INFORMATION SUPPLIED:
■ ■ ■ ■
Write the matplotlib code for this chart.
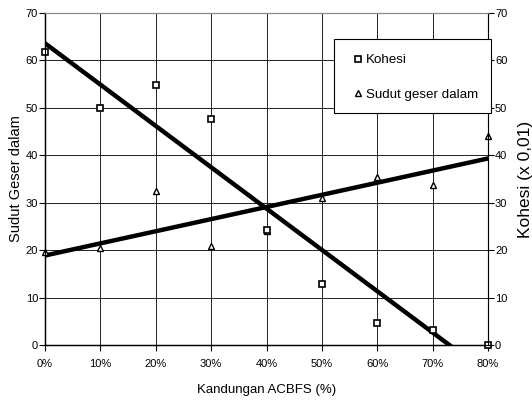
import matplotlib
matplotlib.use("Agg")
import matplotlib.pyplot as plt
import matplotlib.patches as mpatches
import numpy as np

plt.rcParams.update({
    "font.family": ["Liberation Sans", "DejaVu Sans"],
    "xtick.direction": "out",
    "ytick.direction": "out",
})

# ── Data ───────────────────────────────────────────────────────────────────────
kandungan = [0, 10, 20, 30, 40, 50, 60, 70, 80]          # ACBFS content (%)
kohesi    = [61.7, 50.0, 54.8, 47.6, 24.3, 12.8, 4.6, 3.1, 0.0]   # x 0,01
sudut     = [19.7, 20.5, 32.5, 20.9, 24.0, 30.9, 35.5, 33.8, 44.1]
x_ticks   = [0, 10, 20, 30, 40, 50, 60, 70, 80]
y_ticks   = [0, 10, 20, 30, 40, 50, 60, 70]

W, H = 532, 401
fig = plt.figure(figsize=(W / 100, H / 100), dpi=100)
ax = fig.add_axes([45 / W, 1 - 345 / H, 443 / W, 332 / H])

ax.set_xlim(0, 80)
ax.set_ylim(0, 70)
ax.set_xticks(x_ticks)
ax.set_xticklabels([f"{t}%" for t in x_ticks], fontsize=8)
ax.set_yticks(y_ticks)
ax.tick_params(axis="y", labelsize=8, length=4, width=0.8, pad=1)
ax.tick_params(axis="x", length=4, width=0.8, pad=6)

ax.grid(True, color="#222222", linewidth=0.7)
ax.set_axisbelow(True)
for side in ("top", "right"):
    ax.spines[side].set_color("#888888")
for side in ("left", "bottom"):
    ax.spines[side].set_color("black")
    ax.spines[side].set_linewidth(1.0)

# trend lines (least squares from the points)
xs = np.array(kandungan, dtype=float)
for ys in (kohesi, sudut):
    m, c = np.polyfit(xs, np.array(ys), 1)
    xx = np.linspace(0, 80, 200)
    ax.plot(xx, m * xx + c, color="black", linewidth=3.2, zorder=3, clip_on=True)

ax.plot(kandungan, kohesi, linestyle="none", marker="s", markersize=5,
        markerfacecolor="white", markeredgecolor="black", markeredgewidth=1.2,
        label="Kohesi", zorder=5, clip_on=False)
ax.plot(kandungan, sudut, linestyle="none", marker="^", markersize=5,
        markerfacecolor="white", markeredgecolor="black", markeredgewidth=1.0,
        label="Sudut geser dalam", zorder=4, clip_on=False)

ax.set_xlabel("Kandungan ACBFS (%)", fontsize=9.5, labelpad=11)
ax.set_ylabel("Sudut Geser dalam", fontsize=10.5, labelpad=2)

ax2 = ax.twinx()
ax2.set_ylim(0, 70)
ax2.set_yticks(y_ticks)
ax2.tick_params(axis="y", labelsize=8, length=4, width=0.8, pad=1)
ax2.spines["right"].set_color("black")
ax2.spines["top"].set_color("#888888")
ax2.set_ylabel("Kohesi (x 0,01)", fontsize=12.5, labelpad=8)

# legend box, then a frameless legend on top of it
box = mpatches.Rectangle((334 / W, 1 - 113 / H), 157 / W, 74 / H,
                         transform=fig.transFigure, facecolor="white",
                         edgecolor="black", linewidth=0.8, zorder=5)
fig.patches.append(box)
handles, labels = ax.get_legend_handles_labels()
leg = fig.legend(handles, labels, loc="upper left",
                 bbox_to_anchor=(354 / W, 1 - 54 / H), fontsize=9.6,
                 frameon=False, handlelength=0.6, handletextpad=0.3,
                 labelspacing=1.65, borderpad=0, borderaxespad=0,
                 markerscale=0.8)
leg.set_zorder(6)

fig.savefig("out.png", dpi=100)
■ ■ ■ ■
WHAT YOU NEED TO DO: Exclude every picture and copy the remaining data exactly.

TASK ANSWER:
Write the matplotlib code for this chart.
import matplotlib
matplotlib.use("Agg")
import matplotlib.pyplot as plt
import matplotlib.patches as mpatches
import numpy as np

plt.rcParams.update({
    "font.family": ["Liberation Sans", "DejaVu Sans"],
    "xtick.direction": "out",
    "ytick.direction": "out",
})

# ── Data ───────────────────────────────────────────────────────────────────────
kandungan = [0, 10, 20, 30, 40, 50, 60, 70, 80]          # ACBFS content (%)
kohesi    = [61.7, 50.0, 54.8, 47.6, 24.3, 12.8, 4.6, 3.1, 0.0]   # x 0,01
sudut     = [19.7, 20.5, 32.5, 20.9, 24.0, 30.9, 35.5, 33.8, 44.1]
x_ticks   = [0, 10, 20, 30, 40, 50, 60, 70, 80]
y_ticks   = [0, 10, 20, 30, 40, 50, 60, 70]

W, H = 532, 401
fig = plt.figure(figsize=(W / 100, H / 100), dpi=100)
ax = fig.add_axes([45 / W, 1 - 345 / H, 443 / W, 332 / H])

ax.set_xlim(0, 80)
ax.set_ylim(0, 70)
ax.set_xticks(x_ticks)
ax.set_xticklabels([f"{t}%" for t in x_ticks], fontsize=8)
ax.set_yticks(y_ticks)
ax.tick_params(axis="y", labelsize=8, length=4, width=0.8, pad=1)
ax.tick_params(axis="x", length=4, width=0.8, pad=6)

ax.grid(True, color="#222222", linewidth=0.7)
ax.set_axisbelow(True)
for side in ("top", "right"):
    ax.spines[side].set_color("#888888")
for side in ("left", "bottom"):
    ax.spines[side].set_color("black")
    ax.spines[side].set_linewidth(1.0)

# trend lines (least squares from the points)
xs = np.array(kandungan, dtype=float)
for ys in (kohesi, sudut):
    m, c = np.polyfit(xs, np.array(ys), 1)
    xx = np.linspace(0, 80, 200)
    ax.plot(xx, m * xx + c, color="black", linewidth=3.2, zorder=3, clip_on=True)

ax.plot(kandungan, kohesi, linestyle="none", marker="s", markersize=5,
        markerfacecolor="white", markeredgecolor="black", markeredgewidth=1.2,
        label="Kohesi", zorder=5, clip_on=False)
ax.plot(kandungan, sudut, linestyle="none", marker="^", markersize=5,
        markerfacecolor="white", markeredgecolor="black", markeredgewidth=1.0,
        label="Sudut geser dalam", zorder=4, clip_on=False)

ax.set_xlabel("Kandungan ACBFS (%)", fontsize=9.5, labelpad=11)
ax.set_ylabel("Sudut Geser dalam", fontsize=10.5, labelpad=2)

ax2 = ax.twinx()
ax2.set_ylim(0, 70)
ax2.set_yticks(y_ticks)
ax2.tick_params(axis="y", labelsize=8, length=4, width=0.8, pad=1)
ax2.spines["right"].set_color("black")
ax2.spines["top"].set_color("#888888")
ax2.set_ylabel("Kohesi (x 0,01)", fontsize=12.5, labelpad=8)

# legend box, then a frameless legend on top of it
box = mpatches.Rectangle((334 / W, 1 - 113 / H), 157 / W, 74 / H,
                         transform=fig.transFigure, facecolor="white",
                         edgecolor="black", linewidth=0.8, zorder=5)
fig.patches.append(box)
handles, labels = ax.get_legend_handles_labels()
leg = fig.legend(handles, labels, loc="upper left",
                 bbox_to_anchor=(354 / W, 1 - 54 / H), fontsize=9.6,
                 frameon=False, handlelength=0.6, handletextpad=0.3,
                 labelspacing=1.65, borderpad=0, borderaxespad=0,
                 markerscale=0.8)
leg.set_zorder(6)

fig.savefig("out.png", dpi=100)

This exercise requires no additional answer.